In this mysterious realm of LoRA training there's never going to be testable proof that I would be able to provide in order to assert that I'm right about a thing or that another person is wrong about a thing. There's more than one way to accomplish something and I'm going to provide one of them, though I have tested everything I can think of. You will undoubtedly find some other method that works and I may have even tried it and discovered that it didn't work for me, but my evaluation doesn't mean that it doesn't work, it would mean that it just didn't work for me, and that's all it means.
Goal ... I want to train a LoRA with enough steps to introduce a concept, and summon that concept through prompting, but I don't want the model to produce data that I didn't intend to train into it.
The problem? A concept may not be fully learned or learned well enough to be useful without introducing artifacts or unrelated data if given enough steps to produce the intended visual response, unless some method are provided to obscure or eliminate that fringe data from the training process.
The solution? There's a thing called "masking" for training, which I don't use because it's more work than what I do use, and I've never tried it for the same reason, though my understanding of it is that it's intended to produce the effect that I'm asserting here.
There's another approach to this but it's a delicate process, a lot more time consuming and, in some cases, just not a viable solution because of limited available data. The alternative to masking would be to use different subjects for each image, though sometimes the trainer will lock onto a single image and take those characteristics with it, so that's not a consistent solution for this reason as well, and there are other reasons why I believe this didn't work well for me.
The masking idea is that we restrict areas, eliminating data from training images, so that the data can't be learned. In the use case I'll describe here this will be for facial characteristics so, for instance, if one would want to train a model to learn a specific eyebrow shape then this technique could be applied.

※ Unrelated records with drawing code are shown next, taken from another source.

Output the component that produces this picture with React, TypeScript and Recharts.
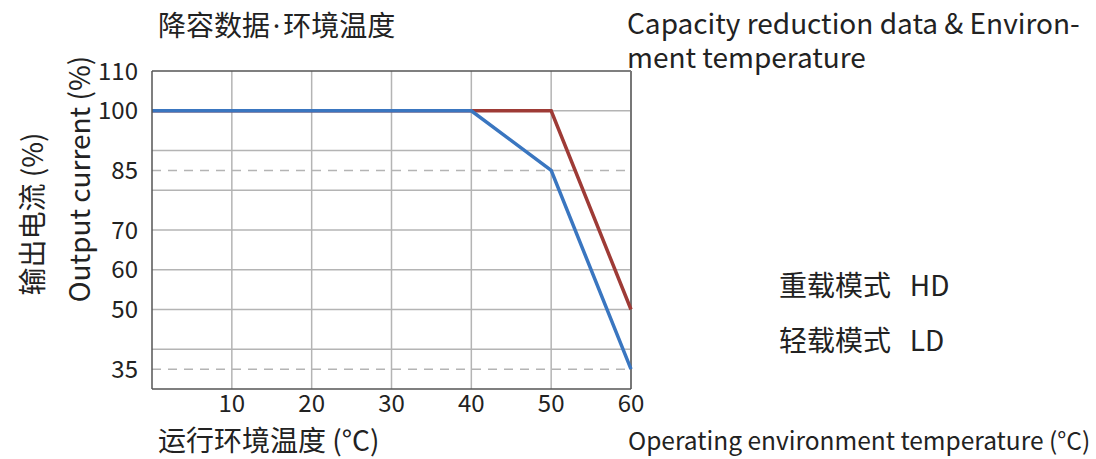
import React from 'react';
import {
  LineChart,
  Line,
  XAxis,
  YAxis,
  CartesianGrid,
  ReferenceLine,
} from 'recharts';

const temps = [0, 40, 50, 60];
const hdCurrent = [100, 100, 100, 50];
const ldCurrent = [100, 100, 85, 35];
const xTicks = [10, 20, 30, 40, 50, 60];
const yTicks = [35, 50, 60, 70, 85, 100, 110];
const gridY = [40, 50, 60, 70, 80, 90, 100];
const gridX = [10, 20, 30, 40, 50];
const dashedY = [85, 35];

const data = temps.map((t, i) => ({ t, hd: hdCurrent[i], ld: ldCurrent[i] }));

const FONT = '"Noto Sans CJK SC", "Noto Sans", sans-serif';
const TEXT = '#222';

function Label({ x, y, size = 28, lh, children, rotate = false }: any) {
  const style: React.CSSProperties = {
    position: 'absolute',
    left: x,
    top: y,
    fontSize: size,
    lineHeight: lh ? `${lh}px` : 1.35,
    color: TEXT,
    whiteSpace: 'pre',
    fontFamily: FONT,
  };
  if (rotate) style.transform = 'translate(-50%, -50%) rotate(-90deg)';
  return <div style={style}>{children}</div>;
}

export default function App() {
  return (
    <div style={{ position: 'fixed', left: 0, top: 0, width: 1096, height: 459, background: '#fff', fontFamily: FONT }}>
      <LineChart
        width={1096}
        height={459}
        data={data}
        margin={{ top: 71, right: 465, bottom: 0, left: 0 }}
      >
        <CartesianGrid
          stroke="#b4b4b4"
          strokeWidth={1.5}
          horizontalValues={gridY}
          verticalValues={gridX}
        />
        {dashedY.map((v) => (
          <ReferenceLine key={v} y={v} stroke="#b4b4b4" strokeWidth={1.5} strokeDasharray="9 7" />
        ))}
        <ReferenceLine y={110} stroke="#555" strokeWidth={1.5} />
        <ReferenceLine x={60} stroke="#777" strokeWidth={2} />
        <XAxis
          type="number"
          dataKey="t"
          domain={[0, 60]}
          ticks={xTicks}
          tickLine={false}
          axisLine={{ stroke: '#555', strokeWidth: 1.5 }}
          tick={{ fontSize: 24, fill: TEXT, fontFamily: FONT }}
          tickMargin={0}
          height={70}
        />
        <YAxis
          type="number"
          domain={[30, 110]}
          ticks={yTicks}
          tickLine={false}
          axisLine={{ stroke: '#555', strokeWidth: 1.5 }}
          tick={{ fontSize: 24, fill: TEXT, fontFamily: FONT }}
          tickMargin={8}
          width={152}
          interval={0}
        />
        <Line dataKey="hd" stroke="#9e3b36" strokeWidth={3.5} dot={false} isAnimationActive={false} />
        <Line dataKey="ld" stroke="#3a76c0" strokeWidth={3.5} dot={false} isAnimationActive={false} />
      </LineChart>

      <Label x={158} y={6}>
        降容数据<span style={{ fontFamily: '"Noto Sans", sans-serif' }}>{'\u200A·\u200A'}</span>环境温度
      </Label>
      <Label x={627} y={5} lh={34}>{'Capacity reduction data & Environ-\nment temperature'}</Label>
      <Label x={79} y={179} rotate>Output current (%)</Label>
      <Label x={32} y={214} rotate>输出电流 (%)</Label>
      <Label x={158} y={421}>运行环境温度 (°C)</Label>
      <Label x={628} y={423} size={24.5}>Operating environment temperature (°C)</Label>
      <Label x={779} y={266}>重载模式   HD</Label>
      <Label x={779} y={321}>轻载模式   LD</Label>
    </div>
  );
}
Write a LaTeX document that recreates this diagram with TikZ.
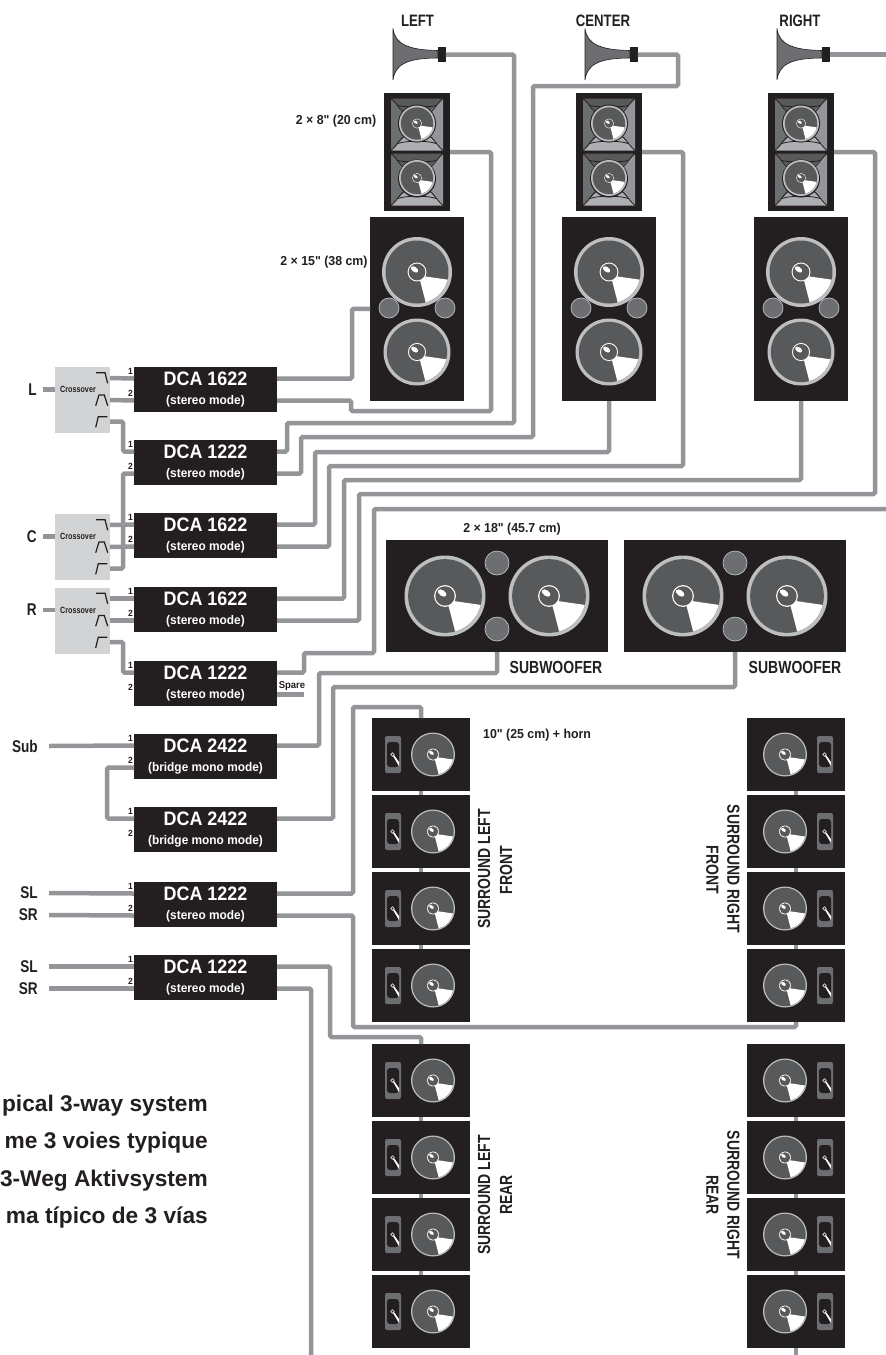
\documentclass[tikz,border=0pt]{standalone}
\usepackage{fontspec}
\setmainfont{Liberation Sans}
\newfontfamily\condf[FakeStretch=.8,UprightFont=* Bold]{Liberation Sans}
\newfontfamily\labf[FakeStretch=.95,UprightFont=* Bold]{Liberation Sans}
\newfontfamily\ampf[FakeStretch=.92,UprightFont=* Bold]{Liberation Sans}
\usetikzlibrary{positioning,calc}
\definecolor{wirec}{HTML}{939598}
\definecolor{cabc}{HTML}{231F20}
\definecolor{conec}{HTML}{58595B}
\definecolor{ringc}{HTML}{BCBEC0}
\definecolor{portc}{HTML}{6D6E71}
\definecolor{xoverc}{HTML}{D1D3D4}
\tikzset{
  box/.style={fill=cabc,inner sep=0pt,outer sep=0pt},
  amp/.style={box,minimum width=143pt,minimum height=45pt,text=white,align=center},
  lowcab/.style={box,minimum width=94pt,minimum height=184.5pt},
  hfcab/.style={box,minimum width=66pt,minimum height=118pt},
  subcab/.style={box,minimum width=222pt,minimum height=112pt},
  surr/.style={box,minimum width=98pt,minimum height=73pt},
  xover/.style={fill=xoverc,inner sep=0pt,outer sep=0pt,minimum width=55pt,minimum height=66pt},
  driver/.style={box,minimum width=7.5pt,minimum height=14.5pt},
  wire/.style={draw=wirec,line width=4.5pt,rounded corners=1.5pt},
  xfilt/.style={draw=cabc,line width=1.2pt},
  port/.style={fill=portc,draw=ringc,line width=.7pt},
  lab/.style={font=\labf\fontsize{13}{15}\selectfont,inner sep=0pt,text=cabc},
  capt/.style={font=\condf\fontsize{17.5}{19}\selectfont,inner sep=0pt,text=cabc},
  sig/.style={font=\condf\fontsize{17}{19}\selectfont,inner sep=0pt,text=cabc,anchor=east},
  num/.style={font=\labf\fontsize{9}{10}\selectfont,inner sep=0pt,text=cabc,anchor=east},
  ttl/.style={font=\bfseries\fontsize{22.7}{24}\selectfont,inner sep=0pt,text=cabc,anchor=east},
  pics/cone/.style={code={
    \fill[ringc] (0,0) circle[radius=1];
    \fill[conec] (0,0) circle[radius=#1];
    \fill[white] (.05,.1) -- (14:#1) arc[start angle=14,end angle=74,radius=#1] -- cycle;
    \fill[white] (0,0) circle[radius=.27];
    \fill[conec] (0,0) circle[radius=.24];
    \fill[white,rotate=-35] (-.1,-.02) ellipse[x radius=.12,y radius=.07];
  }},
  pics/hfpanel/.style={code={
    \fill[conec] (-26,-26) -- (0,0) -- (26,-26) -- cycle;
    \fill[portc] (-26,-26) -- (0,0) -- (-26,26) -- cycle;
    \fill[wirec] (26,-26) -- (0,0) -- (26,26) -- cycle;
    \fill[wirec!75] (-26,26) -- (0,0) -- (26,26) -- cycle;
    \foreach \a/\b in {-1/-1,1/-1,-1/1,1/1}
      \draw[cabc,line width=.8pt] ({26*\a},{26*\b}) .. controls ({17*\a},{18*\b}) and ({19*\a},{15*\b}) .. ({10*\a},{10*\b});
    \draw[cabc,line width=.8pt] (-19,-19) .. controls (-12,-17) and (12,-17) .. (19,-19);
    \draw[cabc,line width=.8pt] (-19,19) .. controls (-12,16) and (12,16) .. (19,19);
    \fill[cabc] (0,-1) circle[radius=19];
  }},
  pics/hornbox/.style={code={
    \fill[portc,rounded corners=2pt] (-8,-18.5) rectangle (8,18.5);
    \fill[cabc,rounded corners=3pt] (-6,-12.5) rectangle (6,12.5);
    \draw[white,line width=.6pt] (-.5,0) circle[radius=1.8];
    \fill[white] (0,1.5) -- (1.2,.8) -- (6,7.5) -- (6,11.5) -- cycle;
  }},
}
\begin{document}
\begin{tikzpicture}[x=1pt,y=-1pt]
\useasboundingbox (0,0) rectangle (886,1355);
\foreach \nm/\x/\tl/\tx in {L/417/LEFT/417.5,C/609/CENTER/603,R/801/RIGHT/800}{
  \node[lowcab] (low\nm) at (\x,308.75) {};
  \node[hfcab,above=5.5pt of low\nm] (hf\nm) {};
  \node[driver] (drv\nm) at ({\x+25},54.5) {};
  \node[capt,font=\condf\fontsize{16.5}{18}\selectfont] (tag\nm) at (\tx,21) {\tl};
  \fill[portc,draw=cabc,line width=.6pt] ({\x-24},28.5) .. controls ({\x-22},44) and ({\x-9},50) .. ({\x+21},50.5)
    -- ({\x+21},58) .. controls ({\x-9},58) and ({\x-22},64) .. ({\x-24},80) -- cycle;
  \pic at (\x,124.5) {hfpanel};
  \pic at (\x,179.5) {hfpanel};
  \pic[scale=18] at (\x,123.5) {cone=.9};
  \pic[scale=18] at (\x,178) {cone=.9};
  \pic[scale=35] at (\x,272) {cone=.9};
  \pic[scale=33.5] at (\x,352) {cone=.9};
  \draw[port] ({\x-28},308) circle[radius=10];
  \draw[port] ({\x+28},308) circle[radius=10];
}
\foreach \nm/\x in {sub1/497,sub2/735}{
  \node[subcab] (\nm) at (\x,596) {};
  \pic[scale=40.5] at ({\x-52},596) {cone=.91};
  \pic[scale=40.5] at ({\x+52},596) {cone=.91};
  \draw[port] (\x,563) circle[radius=12];
  \draw[port] (\x,629) circle[radius=12];
}
\foreach \nm/\x/\y/\wx/\hx in {slf/421/754.5/12/-28,srf/796/754.5/-11/29,slr/421/1080.5/12/-28,srr/796/1080.5/-11/29}{
  \foreach \i in {1,2,3,4}{
    \node[surr] (\nm\i) at (\x,{\y+77*(\i-1)}) {};
    \pic[scale=22] at ({\x+\wx},{\y+77*(\i-1)}) {cone=.94};
    \pic at ({\x+\hx},{\y+77*(\i-1)}) {hornbox};
  }
}
\foreach \nm/\y/\md/\ty in {a1/389.5/1622/stereo,a2/462.5/1222/stereo,a3/535.5/1622/stereo,a4/609.5/1622/stereo,a5/683.5/1222/stereo,a6/756.5/2422/bridge mono,a7/829.5/2422/bridge mono,a8/904.5/1222/stereo,a9/977.5/1222/stereo}{
  \node[amp] (\nm) at (205.5,\y) {\ampf\fontsize{19.5}{19.5}\selectfont DCA \md\\[7pt]\labf\fontsize{12.5}{14}\selectfont (\ty{} mode)};
  \coordinate (\nm-i1) at (134,{\y-11});
  \coordinate (\nm-i2) at (134,{\y+11});
  \coordinate (\nm-o1) at (277,{\y-11});
  \coordinate (\nm-o2) at (277,{\y+11});
  \node[num] (\nm-n1) at (133,{\y-18.5}) {1};
  \node[num] (\nm-n2) at (133,{\y+3.5}) {2};
}
\foreach \nm/\y in {L/400,C/547,R/620.5}{
  \node[xover] (x\nm) at (82.5,\y) {};
  \node[font=\condf\fontsize{9}{10}\selectfont,inner sep=0pt,text=cabc] (xt\nm) at (78,{\y-10.5}) {Crossover};
  \node[sig] (in\nm) at (37,{\y-10.5}) {\nm};
  \coordinate (x\nm-i) at (55,{\y-10.5});
  \coordinate (x\nm-o1) at (110,{\y-22});
  \coordinate (x\nm-o2) at (110,\y);
  \coordinate (x\nm-o3) at (110,{\y+21.5});
  \begin{scope}[shift={(0,\y)}]
    \draw[xfilt] (96,-27.3) -- (105,-27.3) -- (107.7,-16.7);
    \draw[xfilt] (95.7,5.7) -- (99,-5) -- (104.3,-5) -- (107.7,5.7);
    \draw[xfilt] (95.7,27.3) -- (98.3,16.7) -- (107.3,16.7);
  \end{scope}
  \draw[wire] ($(in\nm.east)+(6,0)$) -- (x\nm-i);
}
\node[sig] (sub) at (38,746) {Sub};
\node[sig] (sl1) at (38,893) {SL};
\node[sig] (sr1) at (38,915) {SR};
\node[sig] (sl2) at (38,966.5) {SL};
\node[sig] (sr2) at (38,988.5) {SR};
\foreach \u/\v in {sub/a6-i1,sl1/a8-i1,sr1/a8-i2,sl2/a9-i1,sr2/a9-i2}
  \draw[wire] ($(\u.east)+(11,0)$) -- (\v);
\foreach \u/\v in {xL-o1/a1-i1,xL-o2/a1-i2,xC-o1/a3-i1,xC-o2/a3-i2,xR-o1/a4-i1,xR-o2/a4-i2}
  \draw[wire] (\u) -- (\v);
\draw[wire] (xL-o3) -- ++(13,0) |- (a2-i1);
\draw[wire] (xC-o3) -- ++(13,0) |- (a2-i2);
\draw[wire] (xR-o3) -- ++(13,0) |- (a5-i1);
\draw[wire] (a6-i2) -- ++(-27,0) |- (a7-i1);
\coordinate (rtop) at (886,54.5);
\coordinate (rbus) at (886,509);
\coordinate (spareend) at (304,694.5);
\coordinate (endl) at (311,1355);
\coordinate (endr) at (796,1355);
\draw[wire] (a1-o1) -| (352,308.75) -- (lowL.west);
\draw[wire] (a1-o2) -| (351,411) -| (491,152) -- (hfL.east);
\draw[wire] (drvL.east) -| (514,423) -| (287,451.5) -- (a2-o1);
\draw[wire] (a2-o2) -| (301,437) -| (533,86) -| (678,54.5) -- (drvC.east);
\draw[wire] (a3-o1) -| (315,452) -| (lowC.south);
\draw[wire] (a3-o2) -| (329,466) -| (683,152) -- (hfC.east);
\draw[wire] (a4-o1) -| (344,480) -| (lowR.south);
\draw[wire] (a4-o2) -| (359,494) -| (875,152) -- (hfR.east);
\draw[wire] (drvR.east) -- (rtop);
\draw[wire] (a5-o1) -| (304,653) -| (374,509) -- (rbus);
\draw[wire] (a5-o2) -- (spareend);
\draw[wire] (a6-o1) -| (319,673) -| (sub1.south);
\draw[wire] (a7-o1) -| (333,687) -| (sub2.south);
\draw[wire] (a8-o1) -| (353,707) -| (slf1.north);
\draw[wire] (a8-o2) -| (353,1027) -| (srf4.south);
\draw[wire] (a9-o1) -| (330,1037) -| (slr1.north);
\draw[wire] (a9-o2) -| (endl);
\draw[wire] (srr4.south) -- (endr);
\foreach \u/\v in {slf1/slf2,slf2/slf3,slf3/slf4,srf1/srf2,srf2/srf3,srf3/srf4,slr1/slr2,slr2/slr3,slr3/slr4,srr1/srr2,srr2/srr3,srr3/srr4}
  \draw[wire] (\u.south) -- (\v.north);
\foreach \nm/\x/\y/\tl in {tag1/336/121/2 × 8" (20 cm),tag2/324/262/2 × 15" (38 cm),tag3/512/529/2 × 18" (45.7 cm)}
  \node[lab] (\nm) at (\x,\y) {\tl};
\node[lab,anchor=west] (tag4) at (483,735.5) {10" (25 cm) + horn};
\node[lab,font=\labf\fontsize{10}{11}\selectfont] (spare) at (292,686) {Spare};
\node[capt] (wf1) at (556,667) {SUBWOOFER};
\node[capt] (wf2) at (795,667) {SUBWOOFER};
\foreach \nm/\x/\y/\ang/\tl in {s1/484/869/90/SURROUND LEFT,s2/506/870/90/FRONT,s3/733.5/869/-90/SURROUND RIGHT,s4/712.5/870/-90/FRONT,s5/484/1195/90/SURROUND LEFT,s6/506/1195/90/REAR,s7/733.5/1195/-90/SURROUND RIGHT,s8/712.5/1195/-90/REAR}
  \node[capt,rotate=\ang] (\nm) at (\x,\y) {\tl};
\foreach \nm/\y/\tl in {t1/1106/pical 3-way system,t2/1143/me 3 voies typique,t3/1181/3-Weg Aktivsystem,t4/1218/ma típico de 3 vías}
  \node[ttl] (\nm) at (208,\y) {\tl};
\end{tikzpicture}
\end{document}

When using this non-traditional method of masking one would simply paint over areas that shouldn't be learned, leaving enough detail for the model to know where the concept fits in (note that this is important for human subjects though there are interesting approaches without this consideration). While this can also have its drawbacks, with the mask color permeating the generations, it does lend itself well to the intent and, using an alpha of 1, disparate from the rank, seems to almost completely get rid of the mask bleed-through. It also helps to tell the training process what to exclude from training, and I do this directly inside my caption, yes, that's right, captions (with newer architecture) are not triggers, in my experience, they are directives and concept weight, I may write something about this later but for this particular article I'll cap that by saying I just tell the process what the painted areas are, why they are there and simply to not learn them.
From my testing (which is something I love and is probably the most motivational portion of my hobby with regard to LoRA training), I discovered that shapes are learned, so using different painting patterns can be crucial, for instance I do all the painting by hand, which ensures that every pattern/shape will be different. If all that's required is cropping then I'll do that instead, sometimes a combination of both are required.
After extensive testing I've chosen white for this but one might get the idea of using an alpha or black instead of white, which I've already done and won't attempt to discourage testing but it didn't work for me. I didn't try other colors.
I mentioned above that it's important to leave enough data in an image in order to ensure that the training process knows which is a match to the result, so knowing that the eyebrows belong to a forehead may be important, and has been in my experience. I've done this with fingernails as well and those are a bit obvious but still held to certain guidelines that included enough areas surrounding the fingernail in order that the process knows where the nail belongs. You've probably noted that, not just with Z-Image, we can get a body part to show up on an unrelated, unexpected, area of the body so this visual location directive seems rather logical.
I have one more note to add, that the process of training a LoRA in this way is actually providing a guidance to the model that we may not initially expect, and I didn't. It's something we don't see but the model does. The model has an idea of what a subject looks like, given any number of data, despite that the "subject" may be completely missing from the image so, for instance, if I've masked consistently, and well enough, were the subject couldn't be identified by any means whatsoever, any characteristic of same, like their nationality, the model will assume a type, a shape, a race, gender or maybe even an unknown embedded person that is nameless, and it will become part of the results of triggering the concept from the LoRA. This mysterious apparition can be helpful but I haven't found a way to guide it, just see what happens.